- Directions
State the count of lines below in which the word "this" appears, and add nothing.

- Dataset excerpts
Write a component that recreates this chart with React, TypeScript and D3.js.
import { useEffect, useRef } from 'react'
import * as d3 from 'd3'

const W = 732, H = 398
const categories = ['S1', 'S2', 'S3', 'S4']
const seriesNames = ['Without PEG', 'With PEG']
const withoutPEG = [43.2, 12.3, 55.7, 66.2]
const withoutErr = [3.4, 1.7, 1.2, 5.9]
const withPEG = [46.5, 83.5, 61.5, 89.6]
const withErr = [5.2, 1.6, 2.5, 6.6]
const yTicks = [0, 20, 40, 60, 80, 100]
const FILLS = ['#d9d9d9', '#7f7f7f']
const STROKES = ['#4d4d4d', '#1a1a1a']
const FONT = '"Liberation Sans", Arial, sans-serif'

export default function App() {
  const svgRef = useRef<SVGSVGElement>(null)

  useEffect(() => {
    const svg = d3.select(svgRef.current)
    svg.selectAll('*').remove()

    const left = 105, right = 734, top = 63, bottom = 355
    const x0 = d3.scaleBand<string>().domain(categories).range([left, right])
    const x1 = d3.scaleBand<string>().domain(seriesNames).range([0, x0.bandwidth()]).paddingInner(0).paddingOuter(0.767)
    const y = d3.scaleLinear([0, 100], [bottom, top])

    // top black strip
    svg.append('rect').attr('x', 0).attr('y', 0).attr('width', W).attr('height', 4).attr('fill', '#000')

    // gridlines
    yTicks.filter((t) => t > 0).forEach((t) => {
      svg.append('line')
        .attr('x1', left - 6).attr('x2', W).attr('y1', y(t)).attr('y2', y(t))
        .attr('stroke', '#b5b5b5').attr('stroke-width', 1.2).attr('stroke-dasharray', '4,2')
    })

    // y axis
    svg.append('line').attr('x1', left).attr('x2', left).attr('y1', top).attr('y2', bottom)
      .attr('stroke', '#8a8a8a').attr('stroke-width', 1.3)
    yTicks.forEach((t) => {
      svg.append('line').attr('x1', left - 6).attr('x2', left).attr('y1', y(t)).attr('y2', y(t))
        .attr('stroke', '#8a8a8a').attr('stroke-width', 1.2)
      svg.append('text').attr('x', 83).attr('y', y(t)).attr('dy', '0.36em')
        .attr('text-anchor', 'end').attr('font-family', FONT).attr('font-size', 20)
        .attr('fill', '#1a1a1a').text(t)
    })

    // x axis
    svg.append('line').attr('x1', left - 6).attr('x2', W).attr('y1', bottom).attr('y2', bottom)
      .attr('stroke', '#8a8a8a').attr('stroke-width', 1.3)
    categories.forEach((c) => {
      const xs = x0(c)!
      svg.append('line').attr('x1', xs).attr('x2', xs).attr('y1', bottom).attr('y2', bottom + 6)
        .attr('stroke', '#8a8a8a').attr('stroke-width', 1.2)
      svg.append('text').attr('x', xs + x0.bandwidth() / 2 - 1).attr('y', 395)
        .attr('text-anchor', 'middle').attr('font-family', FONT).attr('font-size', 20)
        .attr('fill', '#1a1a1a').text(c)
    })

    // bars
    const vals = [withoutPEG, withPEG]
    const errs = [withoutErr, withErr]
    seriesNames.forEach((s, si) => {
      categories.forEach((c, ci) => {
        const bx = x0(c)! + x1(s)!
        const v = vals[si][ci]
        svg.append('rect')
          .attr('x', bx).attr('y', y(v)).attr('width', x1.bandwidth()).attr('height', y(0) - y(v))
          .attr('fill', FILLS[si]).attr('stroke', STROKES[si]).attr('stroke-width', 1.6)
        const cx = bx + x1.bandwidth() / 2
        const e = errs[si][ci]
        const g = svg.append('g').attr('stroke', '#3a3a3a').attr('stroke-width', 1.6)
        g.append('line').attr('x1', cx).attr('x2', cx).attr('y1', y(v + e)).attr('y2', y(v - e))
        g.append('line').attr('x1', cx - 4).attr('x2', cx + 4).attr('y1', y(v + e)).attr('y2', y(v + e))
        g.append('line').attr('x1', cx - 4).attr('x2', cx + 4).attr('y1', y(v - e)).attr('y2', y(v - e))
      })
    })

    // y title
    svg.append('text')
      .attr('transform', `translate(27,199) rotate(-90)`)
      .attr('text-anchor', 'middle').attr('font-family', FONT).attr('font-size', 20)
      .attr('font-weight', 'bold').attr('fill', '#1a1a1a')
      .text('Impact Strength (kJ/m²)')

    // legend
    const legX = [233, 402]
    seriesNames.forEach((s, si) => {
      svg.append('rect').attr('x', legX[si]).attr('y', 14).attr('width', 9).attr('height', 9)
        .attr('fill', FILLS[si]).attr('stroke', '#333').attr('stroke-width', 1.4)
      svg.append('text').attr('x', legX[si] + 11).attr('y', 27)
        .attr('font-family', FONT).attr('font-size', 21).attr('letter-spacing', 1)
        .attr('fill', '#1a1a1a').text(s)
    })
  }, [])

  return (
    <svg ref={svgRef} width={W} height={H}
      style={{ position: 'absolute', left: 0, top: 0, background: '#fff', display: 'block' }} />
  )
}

---

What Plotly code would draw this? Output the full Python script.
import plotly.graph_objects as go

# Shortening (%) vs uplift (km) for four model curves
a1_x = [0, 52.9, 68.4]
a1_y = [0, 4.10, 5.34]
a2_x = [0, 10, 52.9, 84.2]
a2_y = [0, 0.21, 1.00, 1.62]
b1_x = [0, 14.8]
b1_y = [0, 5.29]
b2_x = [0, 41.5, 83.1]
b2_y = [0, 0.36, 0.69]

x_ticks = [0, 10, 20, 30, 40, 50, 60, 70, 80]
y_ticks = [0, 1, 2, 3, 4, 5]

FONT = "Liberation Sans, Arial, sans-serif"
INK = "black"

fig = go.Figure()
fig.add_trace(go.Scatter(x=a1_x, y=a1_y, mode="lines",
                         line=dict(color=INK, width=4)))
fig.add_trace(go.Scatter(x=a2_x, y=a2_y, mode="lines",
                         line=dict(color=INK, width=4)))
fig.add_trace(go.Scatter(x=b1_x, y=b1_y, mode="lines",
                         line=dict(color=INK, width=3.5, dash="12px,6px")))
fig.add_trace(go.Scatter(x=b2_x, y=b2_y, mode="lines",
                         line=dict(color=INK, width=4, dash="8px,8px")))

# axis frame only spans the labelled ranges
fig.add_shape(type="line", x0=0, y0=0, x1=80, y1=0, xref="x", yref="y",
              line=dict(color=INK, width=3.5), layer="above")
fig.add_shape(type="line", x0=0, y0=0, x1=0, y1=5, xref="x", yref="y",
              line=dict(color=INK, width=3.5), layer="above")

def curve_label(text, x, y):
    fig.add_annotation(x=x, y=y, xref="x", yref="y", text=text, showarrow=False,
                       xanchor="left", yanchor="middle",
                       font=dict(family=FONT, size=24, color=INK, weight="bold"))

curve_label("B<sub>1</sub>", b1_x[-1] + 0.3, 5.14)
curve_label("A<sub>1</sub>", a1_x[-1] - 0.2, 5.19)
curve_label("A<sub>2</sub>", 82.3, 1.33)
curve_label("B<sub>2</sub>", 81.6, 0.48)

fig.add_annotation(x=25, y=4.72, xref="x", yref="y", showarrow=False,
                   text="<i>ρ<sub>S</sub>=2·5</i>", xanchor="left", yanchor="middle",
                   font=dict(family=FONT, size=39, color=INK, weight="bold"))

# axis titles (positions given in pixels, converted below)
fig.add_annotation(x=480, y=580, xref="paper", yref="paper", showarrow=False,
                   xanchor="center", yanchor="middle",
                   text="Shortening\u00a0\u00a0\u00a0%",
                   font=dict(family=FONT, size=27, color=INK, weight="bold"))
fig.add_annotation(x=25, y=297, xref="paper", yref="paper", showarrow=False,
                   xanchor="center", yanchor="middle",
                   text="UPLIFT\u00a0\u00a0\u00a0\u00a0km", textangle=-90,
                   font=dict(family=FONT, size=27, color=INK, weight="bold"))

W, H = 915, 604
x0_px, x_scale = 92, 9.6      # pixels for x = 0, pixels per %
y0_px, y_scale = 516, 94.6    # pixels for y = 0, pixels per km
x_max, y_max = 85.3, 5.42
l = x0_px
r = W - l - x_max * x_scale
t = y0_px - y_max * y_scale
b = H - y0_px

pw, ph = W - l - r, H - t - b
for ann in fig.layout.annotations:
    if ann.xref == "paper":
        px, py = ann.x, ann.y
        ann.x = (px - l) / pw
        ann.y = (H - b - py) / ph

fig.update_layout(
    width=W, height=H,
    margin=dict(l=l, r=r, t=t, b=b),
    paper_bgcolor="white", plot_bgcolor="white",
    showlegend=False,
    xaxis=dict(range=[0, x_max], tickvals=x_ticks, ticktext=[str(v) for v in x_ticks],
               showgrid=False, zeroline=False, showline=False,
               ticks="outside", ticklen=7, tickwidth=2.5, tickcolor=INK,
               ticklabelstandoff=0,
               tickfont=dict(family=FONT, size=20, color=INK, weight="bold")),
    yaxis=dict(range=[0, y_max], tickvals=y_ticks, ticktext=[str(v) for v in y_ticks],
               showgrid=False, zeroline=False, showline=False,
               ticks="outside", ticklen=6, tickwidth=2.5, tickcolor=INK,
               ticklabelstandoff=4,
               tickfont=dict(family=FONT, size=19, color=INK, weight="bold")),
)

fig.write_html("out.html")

- Written answer
2